The amazing thing about pier fishing in the ocean is the wide variety of critters that will take the bait.  I had only been fishing a few minutes when a man came up to me and politely said I was wasting bait.  He schooled me in the proper amount of shrimp to use, and versed me in the different types of fish I had already seen.
Meet Brent Wuchae from Greensboro, N.C., a man with a steady gaze and a firm handshake.  He was on vacation in search of the elusive king mackerel.  Brent would become my tour guide and informant during my stay on the pier.  Without his help, I would have been just another dumb tourist.
Bottom fishing as I was with the rented pole is the most popular sport.  With this rig I caught mullet, spots, groupers, and bluefish.  The blues (not good to eat) are a bait fish for the guys at the end of the pier going for king mackerel.  Early in the morning, the king guys will come running when somebody yells, "Blue."  These fellows use the blues as live bait with an elaborate system of anchor lines and fighting poles, held together by standard wooden clothespins.
The king fishermen need so much equipment that they come lumbering down the pier towing a buggy full of rods, coolers, tackle and other stuff.  Every buggy looks like a miniature fishing store.  It must be an obsession.
Brent puts pier fishing like this:  The king mackerel can range from 8 to 50 pounds, are great to eat and difficult to catch.  It requires all the equipment named above.
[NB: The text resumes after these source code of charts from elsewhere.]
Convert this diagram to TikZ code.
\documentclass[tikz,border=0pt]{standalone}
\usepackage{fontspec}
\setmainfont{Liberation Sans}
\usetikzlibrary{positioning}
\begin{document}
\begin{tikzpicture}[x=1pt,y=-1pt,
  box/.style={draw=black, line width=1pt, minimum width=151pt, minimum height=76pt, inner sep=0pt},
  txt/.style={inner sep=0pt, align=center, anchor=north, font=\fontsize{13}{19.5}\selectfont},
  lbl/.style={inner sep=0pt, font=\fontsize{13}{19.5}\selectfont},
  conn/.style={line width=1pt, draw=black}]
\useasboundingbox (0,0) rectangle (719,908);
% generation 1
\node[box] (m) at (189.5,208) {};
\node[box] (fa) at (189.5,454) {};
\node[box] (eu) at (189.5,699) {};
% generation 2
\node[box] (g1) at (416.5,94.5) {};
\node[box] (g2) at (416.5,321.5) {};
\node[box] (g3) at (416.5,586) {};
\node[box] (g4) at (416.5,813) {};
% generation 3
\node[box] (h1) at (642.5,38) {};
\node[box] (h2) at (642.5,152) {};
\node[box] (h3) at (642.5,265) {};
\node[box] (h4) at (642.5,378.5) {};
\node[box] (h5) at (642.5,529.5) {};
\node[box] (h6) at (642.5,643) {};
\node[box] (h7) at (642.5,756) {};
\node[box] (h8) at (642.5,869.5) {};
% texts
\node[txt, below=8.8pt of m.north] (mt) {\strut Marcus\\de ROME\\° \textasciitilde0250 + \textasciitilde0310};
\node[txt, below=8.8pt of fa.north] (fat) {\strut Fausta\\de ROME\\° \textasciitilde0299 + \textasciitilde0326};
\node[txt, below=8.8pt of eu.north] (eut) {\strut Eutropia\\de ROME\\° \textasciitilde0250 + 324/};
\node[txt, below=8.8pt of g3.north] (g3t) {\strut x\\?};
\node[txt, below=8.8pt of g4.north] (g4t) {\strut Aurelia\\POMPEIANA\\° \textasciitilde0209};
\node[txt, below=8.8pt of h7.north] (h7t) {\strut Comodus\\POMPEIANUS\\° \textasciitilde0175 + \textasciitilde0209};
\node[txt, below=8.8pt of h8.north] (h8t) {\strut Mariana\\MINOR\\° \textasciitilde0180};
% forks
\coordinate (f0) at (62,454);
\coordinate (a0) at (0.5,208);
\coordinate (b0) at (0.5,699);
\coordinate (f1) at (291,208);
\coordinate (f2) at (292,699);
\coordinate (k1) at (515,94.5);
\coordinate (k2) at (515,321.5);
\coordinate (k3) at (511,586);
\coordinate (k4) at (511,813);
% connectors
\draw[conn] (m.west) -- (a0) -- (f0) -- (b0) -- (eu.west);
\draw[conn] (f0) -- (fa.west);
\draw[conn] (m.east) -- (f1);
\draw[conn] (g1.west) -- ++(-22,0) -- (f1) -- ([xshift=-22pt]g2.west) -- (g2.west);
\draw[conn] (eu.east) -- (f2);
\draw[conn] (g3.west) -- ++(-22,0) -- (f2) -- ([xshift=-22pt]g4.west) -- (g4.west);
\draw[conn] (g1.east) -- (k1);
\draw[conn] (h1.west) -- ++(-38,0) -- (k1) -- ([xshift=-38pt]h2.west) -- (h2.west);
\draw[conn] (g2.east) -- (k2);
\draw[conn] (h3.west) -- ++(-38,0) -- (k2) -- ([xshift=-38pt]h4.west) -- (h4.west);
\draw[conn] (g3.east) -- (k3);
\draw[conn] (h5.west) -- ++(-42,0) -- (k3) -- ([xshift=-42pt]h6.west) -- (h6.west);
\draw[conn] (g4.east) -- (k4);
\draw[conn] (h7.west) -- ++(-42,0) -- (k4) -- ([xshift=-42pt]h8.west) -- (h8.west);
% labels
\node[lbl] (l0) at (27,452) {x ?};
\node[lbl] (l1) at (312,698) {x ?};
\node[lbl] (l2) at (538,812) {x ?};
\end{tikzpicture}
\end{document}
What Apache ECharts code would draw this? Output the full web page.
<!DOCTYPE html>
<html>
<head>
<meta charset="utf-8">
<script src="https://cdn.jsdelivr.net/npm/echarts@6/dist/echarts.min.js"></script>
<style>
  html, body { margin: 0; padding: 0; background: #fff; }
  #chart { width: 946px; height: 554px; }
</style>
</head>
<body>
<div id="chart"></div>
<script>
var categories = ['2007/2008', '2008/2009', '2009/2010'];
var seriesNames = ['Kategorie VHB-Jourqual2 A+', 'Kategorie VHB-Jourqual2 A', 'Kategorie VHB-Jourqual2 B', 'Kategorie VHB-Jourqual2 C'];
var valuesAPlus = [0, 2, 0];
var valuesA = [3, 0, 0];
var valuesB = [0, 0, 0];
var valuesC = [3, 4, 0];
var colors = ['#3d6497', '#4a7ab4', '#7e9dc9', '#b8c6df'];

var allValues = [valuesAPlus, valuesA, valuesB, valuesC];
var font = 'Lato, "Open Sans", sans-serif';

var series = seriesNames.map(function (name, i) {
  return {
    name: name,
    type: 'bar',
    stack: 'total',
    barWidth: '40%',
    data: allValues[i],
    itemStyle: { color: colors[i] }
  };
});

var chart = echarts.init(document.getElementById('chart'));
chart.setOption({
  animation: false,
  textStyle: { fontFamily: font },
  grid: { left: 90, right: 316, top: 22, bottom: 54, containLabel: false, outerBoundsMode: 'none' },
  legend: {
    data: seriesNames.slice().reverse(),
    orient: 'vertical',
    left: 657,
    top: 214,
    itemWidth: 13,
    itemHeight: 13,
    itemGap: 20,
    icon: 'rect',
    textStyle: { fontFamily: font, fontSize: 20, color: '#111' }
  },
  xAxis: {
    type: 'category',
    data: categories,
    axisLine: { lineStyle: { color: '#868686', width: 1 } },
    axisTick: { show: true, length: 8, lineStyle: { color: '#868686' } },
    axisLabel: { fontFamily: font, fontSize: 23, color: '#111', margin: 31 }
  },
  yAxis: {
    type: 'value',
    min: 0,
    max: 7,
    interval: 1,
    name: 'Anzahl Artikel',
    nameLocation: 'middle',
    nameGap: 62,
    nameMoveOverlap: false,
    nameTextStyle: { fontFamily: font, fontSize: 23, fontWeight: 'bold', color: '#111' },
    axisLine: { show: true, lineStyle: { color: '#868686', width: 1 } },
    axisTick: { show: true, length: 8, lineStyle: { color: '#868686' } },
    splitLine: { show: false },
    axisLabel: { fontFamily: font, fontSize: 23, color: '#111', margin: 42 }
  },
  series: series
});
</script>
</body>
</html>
The Spanish mackerel can be had by casting a fast-retrieving lure, much like our local bass guys do.  This fish also is very good eating, and can go up to 8 pounds.
Bottom fishing is perhaps less exciting but more interesting, yielding who-knows-what.  Once I caught a slender green fish with a huge mouth.  I held it up and asked the guy next to me, "What is this?"  
He said, "That's something you don't want."  OK.  After dark I had the misfortune of landing a stingray.  The rays are the scourge of the pier, enough to cause a preacher to cuss.  They are always murdered and dismembered, and everybody around says, "Better you than me."  when somebody catches one. 
When you're pier-fishing, the hours race away and you sure don't know what might happen.